**Instructions to follow**
Pictures are not part of the copy. Retype the lines from the first one through the line that contains "import pandas as pd".

**Given material**
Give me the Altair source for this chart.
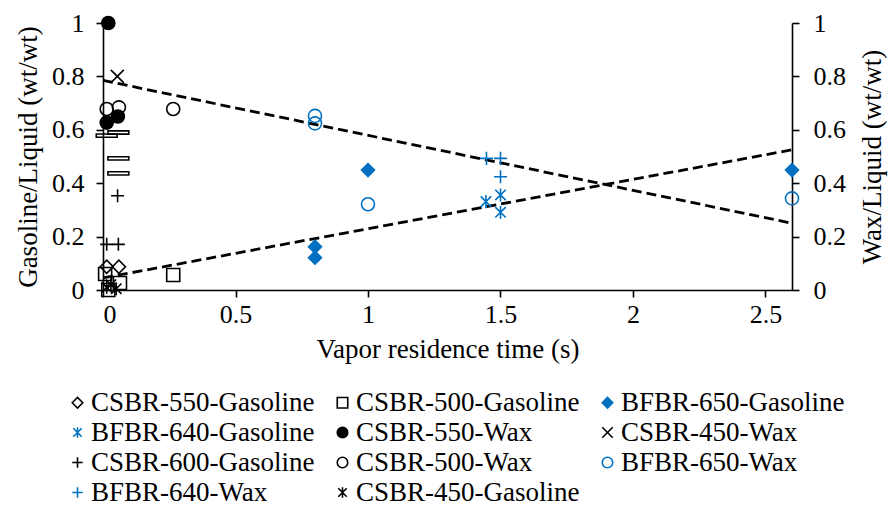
import altair as alt
import pandas as pd

# ---------------- data ----------------
legend_series = [
    "CSBR-550-Gasoline", "CSBR-500-Gasoline", "BFBR-650-Gasoline",
    "BFBR-640-Gasoline", "CSBR-550-Wax", "CSBR-450-Wax",
    "CSBR-600-Gasoline", "CSBR-500-Wax", "BFBR-650-Wax",
    "BFBR-640-Wax", "CSBR-450-Gasoline",
]
extra_series = ["CSBR-600-Wax"]  # drawn but not listed in the legend
all_series = legend_series + extra_series

csbr550_gas_x = [0.014, 0.06]
csbr550_gas_y = [0.087, 0.087]
csbr500_gas_x = [0.008, 0.064, 0.265, 0.02]
csbr500_gas_y = [0.06, 0.026, 0.056, 0.0]
bfbr650_gas_x = [0.8, 0.8, 1.0, 2.6]
bfbr650_gas_y = [0.162, 0.121, 0.449, 0.449]
bfbr640_gas_x = [1.445, 1.5, 1.5]
bfbr640_gas_y = [0.331, 0.356, 0.291]
csbr550_wax_x = [0.02, 0.014, 0.056]
csbr550_wax_y = [1.0, 0.627, 0.65]
csbr450_wax_x = [0.054]
csbr450_wax_y = [0.8]
csbr600_gas_x = [0.055, 0.014, 0.058]
csbr600_gas_y = [0.353, 0.171, 0.171]
csbr500_wax_x = [0.014, 0.06, 0.265]
csbr500_wax_y = [0.678, 0.684, 0.678]
bfbr650_wax_x = [0.8, 0.8, 1.0, 2.6]
bfbr650_wax_y = [0.652, 0.624, 0.321, 0.343]
bfbr640_wax_x = [1.447, 1.5, 1.5]
bfbr640_wax_y = [0.493, 0.493, 0.424]
csbr450_gas_x = [0.014, 0.03, 0.05]
csbr450_gas_y = [0.01, 0.02, 0.005]
csbr600_wax_x = [0.014, 0.058, 0.058, 0.058]
csbr600_wax_y = [0.578, 0.59, 0.493, 0.437]

trend_x = [0.0, 2.6]
wax_trend_y = [0.785, 0.25]
gas_trend_y = [0.045, 0.525]

x_ticks = [0, 0.5, 1, 1.5, 2, 2.5]
y_ticks = [0, 0.2, 0.4, 0.6, 0.8, 1]

# ---------------- styles ----------------
BLUE = "#0070C0"
PLUS = "M-1,0H1M0,-1V1"
XMARK = "M-1,-1L1,1M-1,1L1,-1"
STAR = "M-0.8,-0.8L0.8,0.8M-0.8,0.8L0.8,-0.8M0,-1V1"
DASH = "M-1.6,-0.25H1.6V0.25H-1.6Z"

shape_range = ["diamond", "square", "diamond", STAR, "circle", XMARK,
               PLUS, "circle", "circle", PLUS, STAR, DASH]
stroke_range = ["black", "black", BLUE, BLUE, "black", "black",
                "black", "black", BLUE, BLUE, "black", "black"]
fill_range = ["transparent", "transparent", BLUE, "transparent", "black", "transparent",
              "transparent", "transparent", "transparent", "transparent", "transparent", "transparent"]

series_data = [
    ("CSBR-550-Gasoline", csbr550_gas_x, csbr550_gas_y),
    ("CSBR-500-Gasoline", csbr500_gas_x, csbr500_gas_y),
    ("BFBR-650-Gasoline", bfbr650_gas_x, bfbr650_gas_y),
    ("BFBR-640-Gasoline", bfbr640_gas_x, bfbr640_gas_y),
    ("CSBR-550-Wax", csbr550_wax_x, csbr550_wax_y),
    ("CSBR-450-Wax", csbr450_wax_x, csbr450_wax_y),
    ("CSBR-600-Gasoline", csbr600_gas_x, csbr600_gas_y),
    ("CSBR-500-Wax", csbr500_wax_x, csbr500_wax_y),
    ("BFBR-650-Wax", bfbr650_wax_x, bfbr650_wax_y),
    ("BFBR-640-Wax", bfbr640_wax_x, bfbr640_wax_y),
    ("CSBR-450-Gasoline", csbr450_gas_x, csbr450_gas_y),
    ("CSBR-600-Wax", csbr600_wax_x, csbr600_wax_y),
]
rows = []
for name, xs, ys in series_data:
    for xv, yv in zip(xs, ys):
        rows.append({"series": name, "t": xv, "v": yv})
df = pd.DataFrame(rows)

trend_rows = []
for name, ys in [("wax", wax_trend_y), ("gas", gas_trend_y)]:
    for xv, yv in zip(trend_x, ys):
        trend_rows.append({"trend": name, "t": xv, "v": yv})
tdf = pd.DataFrame(trend_rows)

FONT = "Liberation Serif, Times New Roman, DejaVu Serif, serif"

leg = alt.Legend(
    title=None, values=legend_series, orient="none", legendX=-39, legendY=366,
    direction="horizontal", columns=3, columnPadding=14, rowPadding=2,
    labelFontSize=27, labelFont=FONT,
    labelColor="black", labelLimit=600, labelOffset=0, symbolSize=110,
    symbolStrokeWidth=1.6, padding=0,
)

x_enc = alt.X("t:Q", scale=alt.Scale(domain=[0, 2.6], nice=False, zero=False),
              axis=alt.Axis(values=x_ticks, format="~g", title="Vapor residence time (s)",
                            labelPadding=4, titlePadding=9))

points = alt.Chart(df).mark_point(filled=False, size=170, strokeWidth=1.6, opacity=1).encode(
    x=x_enc,
    y=alt.Y("v:Q", scale=alt.Scale(domain=[0, 1], nice=False),
            axis=alt.Axis(orient="left", values=y_ticks, format="~g",
                          title="Gasoline/Liquid (wt/wt)", labelPadding=12, titlePadding=9)),
    shape=alt.Shape("series:N", scale=alt.Scale(domain=all_series, range=shape_range), legend=leg),
    color=alt.Color("series:N", scale=alt.Scale(domain=all_series, range=stroke_range), legend=leg),
    fill=alt.Fill("series:N", scale=alt.Scale(domain=all_series, range=fill_range), legend=leg),
)

lines = alt.Chart(tdf).mark_line(strokeDash=[10, 5], strokeWidth=2.8, color="black").encode(
    x=alt.X("t:Q", scale=alt.Scale(domain=[0, 2.6], nice=False, zero=False)),
    y=alt.Y("v:Q", scale=alt.Scale(domain=[0, 1], nice=False),
            axis=alt.Axis(orient="right", values=y_ticks, format="~g",
                          title="Wax/Liquid (wt/wt)", titleAngle=270, titleBaseline="top",
                          labelPadding=14, titlePadding=14)),
    detail="trend:N",
)

chart = alt.layer(lines, points).resolve_scale(y="independent").properties(
    width=689, height=267, autosize=alt.AutoSizeParams(type="none"),
    padding={"left": 103, "top": 23, "right": 102, "bottom": 219},
).configure_view(stroke=None).configure_axis(
    grid=False, domainColor="black", domainWidth=1.6, tickColor="black", tickWidth=1.6,
    tickSize=7, labelFont=FONT, titleFont=FONT, labelFontSize=26, titleFontSize=27,
    labelColor="black", titleColor="black", titleFontWeight="normal",
)

chart.save("out.html", embed_options={"renderer": "svg", "actions": False})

**The result**
Give me the Altair source for this chart.
import altair as alt
import pandas as pd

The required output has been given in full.